Around 1950, during a fossil-hunting expedition to the southeastern United States, Heinz A. Lowenstam and Harold C. Urey collected samples of a marine deposit. That specimen, mined from the banks of the Pee Dee River in South Carolina, became the anchor point for measuring stable isotope ratios of both the elements carbon (C) and oxygen (O). With a reference material like the Pee Dee Belemnite (PDB) sample from Lowenstam and Urey on hand, researchers could measure the isotope ratios of unknown materials relative to the isotope ratio of the PDB specimen. This ratio-of-ratios approach ensured that measurements performed at different laboratories could be reliably compared on what became known as the isotope ratio delta scales, δ 13C and δ 18O.

Seventy years later, the original sample of PDB has long since disappeared, and generations of other reference materials have followed in its wake. At the time of their expedition, Urey had already won the 1934 Nobel Prize in chemistry for detecting a heavy isotope of hydrogen, known as deuterium, with help from Ferdinand Brickwedde of the National Bureau of Standards (NBS, now NIST). In an oral history, Lowenstam describes being on that field trip with his Nobel laureate sidekick, Urey: I had to restrain him at the beginning, because otherwise I couldn’t get much done. He just was all over the place. When we came to the Pee Dee River in South Carolina, where we saw an outcrop of some extinct cuttlefish concentrations, he was ready to grab. I said, “No, Harold. We first take a picture. We number and label each specimen. Because how else do we tell how that deposit’s been laid down over several million years?”

Isotopic Composition Reveals Moments in Time

As Lowenstam alludes to in the above passage, it was important that he and his colleagues understood the geology of the samples that they were collecting from across the eastern United States and Europe. That is because Urey and his team realized that measurements of isotopic composition could reveal something very interesting about specific moments in time. In their case, the isotopic composition of oxygen in their marine samples would reveal a record of ocean temperatures over millennia — in other words, they could measure paleotemperatures using their specimens. For this, they required a reference gas of carbon dioxide (CO2) — prepared from their original PDB sample. Thus, a reference artifact for carbon and oxygen isotopic composition was born.

Eventually, new reference materials were adopted to realize the successor to the PDB isotope delta scale: the internationally agreed-upon Vienna Pee Dee Belemnite (VPDB) delta scale. For a time, those newer materials included the NIST reference material NBS-19 — a limestone ground from a white marble slab in the form of a toilet seat.
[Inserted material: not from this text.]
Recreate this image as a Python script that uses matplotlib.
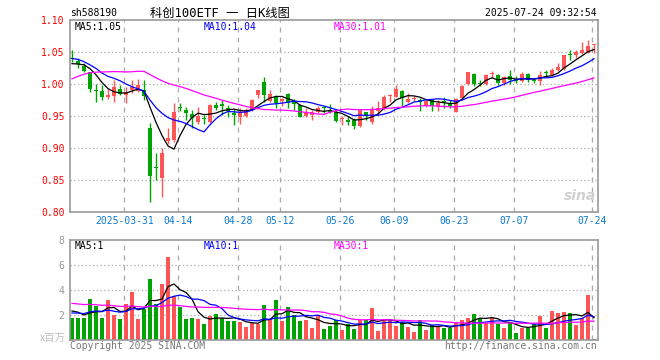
import numpy as np
import pandas as pd
import matplotlib
matplotlib.use("Agg")
import matplotlib.pyplot as plt

# closes / volumes before the visible window (only used for the moving averages)
pre_close = [0.915, 0.920, 0.925, 0.960, 0.970, 0.975, 0.985, 0.990, 1.000,
             0.985, 0.975, 0.985, 1.010, 1.020, 1.030, 1.035, 1.040, 1.035,
             1.040, 1.048, 1.046, 1.056, 1.042, 1.044, 1.052, 1.034, 1.027,
             1.022, 1.037]
pre_vol = [3.0, 3.4, 2.8, 3.6, 3.1, 2.9, 3.5, 3.2, 2.7, 3.3, 3.0, 3.4, 3.0,
           3.8, 4.2, 3.5, 3.3, 3.9, 3.6, 3.1, 1.8, 2.2, 1.9, 2.1, 2.0,
           2.2, 2.9, 2.5, 2.27]

opens = [1.040, 1.036, 1.028, 1.018, 0.990, 0.989, 0.979, 0.982, 0.992, 0.983,
         0.990, 0.989, 0.991, 0.932, 0.870, 0.853, 0.911, 0.912, 0.964, 0.959,
         0.953, 0.941, 0.947, 0.941, 0.967, 0.969, 0.963, 0.955, 0.949, 0.950,
         0.959, 0.983, 1.003, 0.974, 0.981, 0.974, 0.984, 0.974, 0.967, 0.950,
         0.9516, 0.957, 0.9625, 0.960, 0.957, 0.945, 0.944, 0.943, 0.934, 0.956,
         0.941, 0.958, 0.962, 0.981, 0.980, 0.989, 0.972, 0.977, 0.975, 0.966,
         0.975, 0.966, 0.9725, 0.970, 0.957, 0.978, 1.000, 1.016, 1.001, 1.000,
         1.015, 1.014, 1.001, 1.013, 1.007, 1.004, 1.016, 1.006, 1.005, 1.018,
         1.014, 1.022, 1.023, 1.046, 1.045, 1.048, 1.048, 1.061]
highs = [1.053, 1.040, 1.033, 1.019, 0.9995, 0.998, 0.992, 1.006, 0.998, 0.996,
         1.006, 1.008, 1.007, 0.939, 0.892, 0.900, 0.932, 0.971, 0.970, 0.964,
         0.960, 0.964, 0.951, 0.968, 0.972, 0.975, 0.967, 0.961, 0.962, 0.962,
         0.977, 0.991, 1.011, 0.991, 0.983, 0.978, 0.986, 0.976, 0.969, 0.962,
         0.960, 0.966, 0.965, 0.969, 0.958, 0.950, 0.950, 0.947, 0.961, 0.957,
         0.966, 0.974, 0.983, 0.984, 0.998, 0.990, 0.986, 0.981, 0.978, 0.976,
         0.976, 0.975, 0.980, 0.975, 0.978, 0.998, 1.019, 1.017, 1.006, 1.016,
         1.021, 1.016, 1.013, 1.022, 1.012, 1.018, 1.017, 1.010, 1.020, 1.022,
         1.025, 1.033, 1.046, 1.053, 1.053, 1.065, 1.068, 1.062]
lows = [1.035, 1.025, 1.019, 0.987, 0.972, 0.9745, 0.977, 0.972, 0.983, 0.970,
        0.986, 0.987, 0.975, 0.816, 0.850, 0.823, 0.906, 0.909, 0.958, 0.943,
        0.932, 0.938, 0.937, 0.939, 0.959, 0.952, 0.949, 0.936, 0.937, 0.948,
        0.958, 0.978, 0.972, 0.972, 0.962, 0.966, 0.962, 0.960, 0.948, 0.948,
        0.944, 0.954, 0.955, 0.954, 0.941, 0.936, 0.936, 0.930, 0.933, 0.944,
        0.938, 0.953, 0.959, 0.972, 0.979, 0.966, 0.970, 0.973, 0.958, 0.964,
        0.958, 0.958, 0.963, 0.963, 0.956, 0.976, 0.998, 0.997, 0.997, 0.998,
        1.010, 0.998, 0.998, 1.000, 1.002, 1.003, 1.003, 1.001, 0.999, 1.013,
        1.013, 1.021, 1.022, 1.038, 1.041, 1.047, 1.048, 1.048]
closes = [1.039, 1.031, 1.021, 0.992, 0.989, 0.979, 0.983, 0.996, 0.984, 0.987,
          0.995, 0.998, 0.982, 0.857, 0.869, 0.892, 0.916, 0.957, 0.963, 0.955,
          0.947, 0.950, 0.946, 0.967, 0.963, 0.965, 0.958, 0.951, 0.956, 0.959,
          0.975, 0.990, 0.983, 0.984, 0.970, 0.976, 0.971, 0.969, 0.949, 0.955,
          0.957, 0.963, 0.962, 0.957, 0.942, 0.946, 0.940, 0.934, 0.959, 0.950,
          0.960, 0.962, 0.980, 0.982, 0.992, 0.978, 0.977, 0.978, 0.972, 0.973,
          0.966, 0.971, 0.972, 0.965, 0.976, 0.997, 1.018, 1.000, 1.000, 1.014,
          1.016, 1.001, 1.011, 1.006, 1.004, 1.016, 1.007, 1.005, 1.014, 1.017,
          1.022, 1.027, 1.045, 1.045, 1.050, 1.053, 1.059, 1.062]
volumes = [1.73, 1.73, 1.79, 3.31, 2.72, 1.79, 3.23, 1.97, 1.71, 2.85,
           3.87, 1.71, 2.45, 4.91, 2.85, 4.45, 6.67, 3.52, 2.67, 1.71,
           1.79, 1.65, 1.31, 1.92, 2.11, 1.79, 1.52, 1.52, 1.44, 1.04,
           1.39, 1.31, 2.80, 1.65, 3.23, 1.52, 2.64, 2.00, 1.52, 1.63,
           0.99, 1.97, 0.91, 1.10, 1.57, 0.83, 1.31, 0.91, 1.57, 1.57,
           2.59, 0.75, 1.57, 1.57, 1.15, 1.47, 1.07, 0.67, 1.63, 0.83,
           1.20, 1.07, 0.99, 0.99, 1.47, 1.57, 1.79, 2.11, 1.79, 1.39,
           1.87, 1.31, 0.99, 1.47, 0.59, 0.99, 0.99, 1.31, 1.95, 0.99,
           2.35, 2.19, 2.27, 2.19, 1.17, 1.79, 3.63, 0.11]

date_labels = ['2025-03-31', '04-14', '04-28', '05-12', '05-26',
               '06-09', '06-23', '07-07', '07-24']
date_idx = [9, 18, 28, 35, 45, 54, 64, 74, 87]

RED = '#ff5555'
GREEN = '#00a400'
MONO = 'DejaVu Sans Mono'
MIXED = ['DejaVu Sans Mono', 'Noto Sans CJK SC']

n = len(closes)
x = np.arange(n)
o = np.array(opens)
c = np.array(closes)
h = np.array(highs)
l = np.array(lows)
v = np.array(volumes)
up = c >= o
cols = np.where(up, RED, GREEN)

allc = pd.Series(pre_close + closes)
allv = pd.Series(pre_vol + volumes)
k = len(pre_close)
ma = {p: allc.rolling(p).mean().values[k:] for p in (5, 10, 30)}
kv = len(pre_vol)
mav = {p: allv.rolling(p).mean().values[kv:] for p in (5, 10, 30)}

W, H = 660, 360
fig = plt.figure(figsize=(W / 100, H / 100), dpi=100)
fig.patch.set_facecolor('white')
ax = fig.add_axes([70 / W, 1 - 212 / H, 528 / W, 192 / H])
axv = fig.add_axes([70 / W, 1 - 340 / H, 528 / W, 100 / H])

grid_x = np.array(date_idx) - 0.25
for a in (ax, axv):
    a.set_xlim(-0.33, n - 0.33)
    for s in a.spines.values():
        s.set_color('#999999')
        s.set_linewidth(1.2)
    for gx in grid_x:
        a.axvline(gx, color='#aaaaaa', lw=0.9, ls=(0, (4, 4)), zorder=0)
    a.tick_params(length=0)

# candles
ax.vlines(x, l, h, colors=cols, lw=1, zorder=2)
body = np.maximum(np.abs(c - o), 0.0016)
ax.bar(x, body, bottom=np.minimum(o, c), width=0.76, color=cols, zorder=3)
ax.plot(x, ma[5], color='black', lw=0.9, zorder=4)
ax.plot(x, ma[10], color='#0000ff', lw=0.9, zorder=4)
ax.plot(x, ma[30], color='#ff00ff', lw=0.9, zorder=4)

ax.set_ylim(0.80, 1.10)
yt = np.arange(0.80, 1.101, 0.05)
ax.set_yticks(yt)
ax.set_yticklabels(['%.2f' % t for t in yt], fontfamily=MONO, fontsize=7, color='#ff0000')
for t in yt[1:-1]:
    ax.axhline(t, color='#aaaaaa', lw=0.9, ls=(0, (1, 2)), zorder=0)
ax.set_xticks(grid_x)
ax.set_xticklabels(date_labels, fontfamily=MONO, fontsize=7, color='#0a7ad0')
ax.tick_params(axis='x', pad=3)
ax.tick_params(axis='y', pad=4)

# volume
axv.bar(x, v, width=0.82, color=cols, zorder=2)
axv.plot(x, mav[5], color='black', lw=0.9, zorder=4)
axv.plot(x, mav[10], color='#0000ff', lw=0.9, zorder=4)
axv.plot(x, mav[30], color='#ff00ff', lw=0.9, zorder=4)
axv.set_ylim(0, 8)
axv.set_yticks([2, 4, 6, 8])
axv.set_yticklabels(['2', '4', '6', '8'], fontfamily=MONO, fontsize=7, color='#999999')
for t in (2, 4, 6):
    axv.axhline(t, color='#aaaaaa', lw=0.9, ls=(0, (1, 2)), zorder=0)
axv.set_xticks([])
axv.tick_params(axis='y', pad=4)


def ftext(px, py, s, **kw):
    fig.text(px / W, 1 - py / H, s, va='center', **kw)


ftext(70, 13, 'sh588190', fontfamily=MONO, fontsize=7, color='black')
ftext(220, 13, '科创100ETF 一 日K线图', fontfamily=MIXED, fontsize=8.8,
      color='black', ha='center')
ftext(597, 13, '2025-07-24 09:32:54', fontfamily=MONO, fontsize=7,
      color='black', ha='right')

ftext(75, 27, 'MA5:%.2f' % ma[5][-1], fontfamily=MONO, fontsize=7, color='black')
ftext(204, 27, 'MA10:%.2f' % ma[10][-1], fontfamily=MONO, fontsize=7, color='#0000ff')
ftext(334, 27, 'MA30:%.2f' % ma[30][-1], fontfamily=MONO, fontsize=7, color='#ff00ff')

ftext(75, 246, 'MA5:%d' % int(mav[5][-1]), fontfamily=MONO, fontsize=7, color='black')
ftext(204, 246, 'MA10:%d' % int(mav[10][-1]), fontfamily=MONO, fontsize=7, color='#0000ff')
ftext(334, 246, 'MA30:%d' % int(mav[30][-1]), fontfamily=MONO, fontsize=7, color='#ff00ff')

ftext(66, 338, 'x百万', fontfamily=['Noto Sans CJK SC', 'DejaVu Sans'], fontsize=7.5,
      color='#c0c0c0', ha='right')
ftext(70, 346, 'Copyright 2025 SINA.COM', fontfamily=MONO, fontsize=7, color='#777777')
ftext(597, 346, 'http://finance.sina.com.cn', fontfamily=MONO, fontsize=7,
      color='#777777', ha='right')

# sina watermark
ftext(596, 196, 'sina', fontfamily='DejaVu Sans', fontsize=10, fontweight='bold',
      fontstyle='italic', color='#d0d0d0', ha='right', zorder=1)

fig.savefig('out.png', dpi=100)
Over the decades, consistency in these standards has enabled countless studies of isotope ratios here on Earth, as well as studies of the isotopic composition of meteorites and of the Martian atmosphere using an optical instrument onboard the Curiosity rover. But essentially, each of those studies relied upon artifacts made traceable in some way to the original PDB artifact that Lowenstam and Urey dug out of a riverbank during their fossil hunting trip some 70 years ago.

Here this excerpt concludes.